For immediate release
November 29, 2018
Contacts: Larry Edwards, Greenpeace 907-752-7557, email@example.com
Gabe Scott, Cascadia Wildlands 907-491-0856, firstname.lastname@example.org
Oliver Stiefel, Crag Law Center 503-227-2212, email@example.com
ANCHORAGE – A unanimous verdict of the 9th Circuit Court of Appeals has invalidated four U.S. Forest Service (USFS) logging projects in Alaska’s Tongass National Forest, the nation’s largest national forest, ending a ten year legal battle. Greenpeace USA and Cascadia Wildlands filed the suit in 2008.
The decision permanently stops four timber sales that would have clearcut 1,700 acres of old-growth rainforest — habitat that is critical to deer, which are the primary prey of the rare Alexander Archipelago wolf (or “Islands Wolf”), and vital to subsistence hunters. The lawsuit focused on all three — deer, wolves, and hunters.
“But the victory is for more than deer, wolves and hunters,” said Larry Edwards, a representative of Greenpeace and resident of Sitka, Alaska. “It also protects many other kinds of wildlife in those areas, diverse forest uses, and carbon that is stored in the soil, trees and vegetation. As a far-north coastal rainforest, fires are rare and very small here, and as a result the Tongass is world-renown for storing carbon in its soil, trees and vegetation.”
At issue in the litigation was how the Forest Service determined impacts of the logging projects on Sitka black-tailed deer, and consequently wolves and hunters.
The Court concluded that the agency’s modeling of deer winter habitat “does not accurately measure forest structure [and] was too unreliable to be used.” It also said the “USFS failed to explain why it was authorizing the projects despite lower-than-recommended deer habitat capabilities.” (The recommended minimum capability is specified in the Tongass Forest Plan.)
In voiding the agency’s approvals of its four projects, the court noted that in “over a decade of litigation… USFS has been given multiple opportunities to correct flaws in its project analysis and ignored the court’s guidance.”
“The Forest Service was handed a clear message today that it cannot fudge the science in order to give its projects an ‘easy pass’ and sell excessive amounts of timber from a planning area,” said Chris Winter of Crag Law Center, one of the plaintiffs’ attorneys. “The Islands Wolf is a rare species in Alaska’s rainforest, and it’s vital that the agency follow the best science on how to protect it and how to provide for the needs of deer hunters.”
“The Forest Service has scheduled two of the projects in our lawsuit to be logged in 2019. The court’s verdict invalidating the decisions comes just in time.” said Gabriel Scott of Cascadia Wildlands.

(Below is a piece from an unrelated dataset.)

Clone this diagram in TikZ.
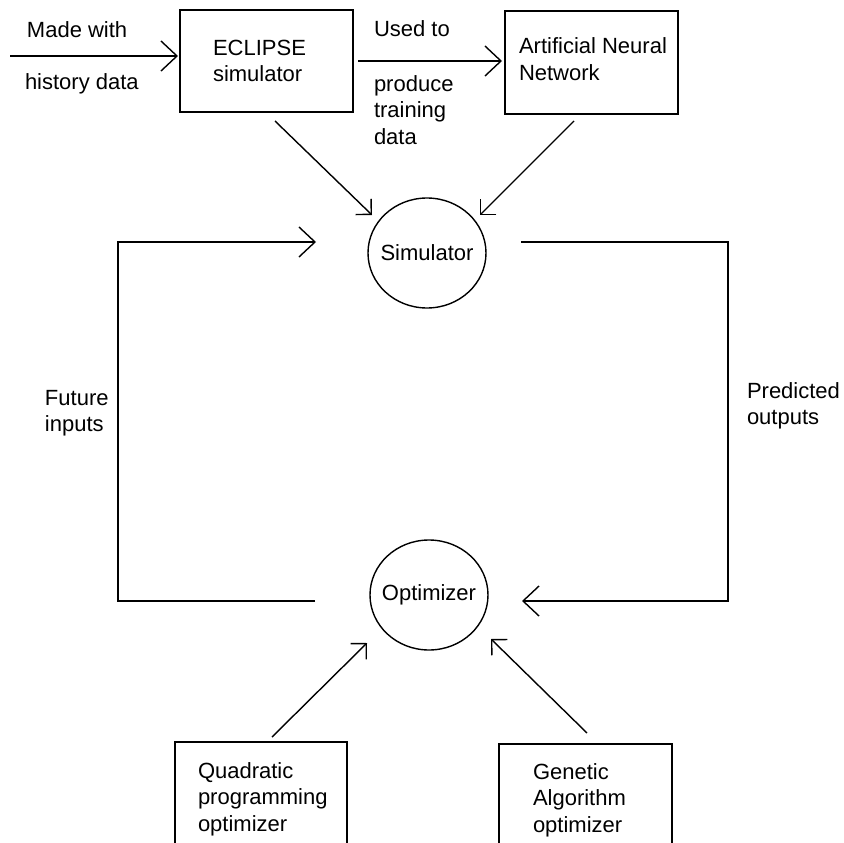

“The Forest Service greatly overestimated the habitat available for deer, and consequently underestimated the impacts of logging, not just in the four projects in this case but in every one of its timber project decisions made between 1996 and 2008,” Edwards said. “This justified logging which should never have happened. Greenpeace and Cascadia have demonstrated, with the agency’s own documents, that its computer models were flawed. For recent projects the USFS has corrected those errors, but it refused to do so for the earlier ones,” he said.
Attorneys representing the plaintiffs were Chris Winter and Oliver Stiefel of Crag Law Center based in Portland, Oregon, and Rene Voss of Mill Valley, Ca. Plaintiffs are grateful to the McIntosh Foundation for supporting the Islands Wolf litigation from the beginning.
The four timber projects, named from north to south are:
Scott Peak, NE Kupreanof Island (near Petersburg)
Overlook, Mitkof Island (the island Petersburg is on)
Traitors Cove, Revillagigedo Island (the island Ketchikan is on)
Soda Nick, Prince of Wales Island (just north of the village of Hydaburg)
Together, the four projects would have cut 33 million board feet of timber from 1,700 acres of old-growth forest, and about 14 miles of logging roads would have been constructed.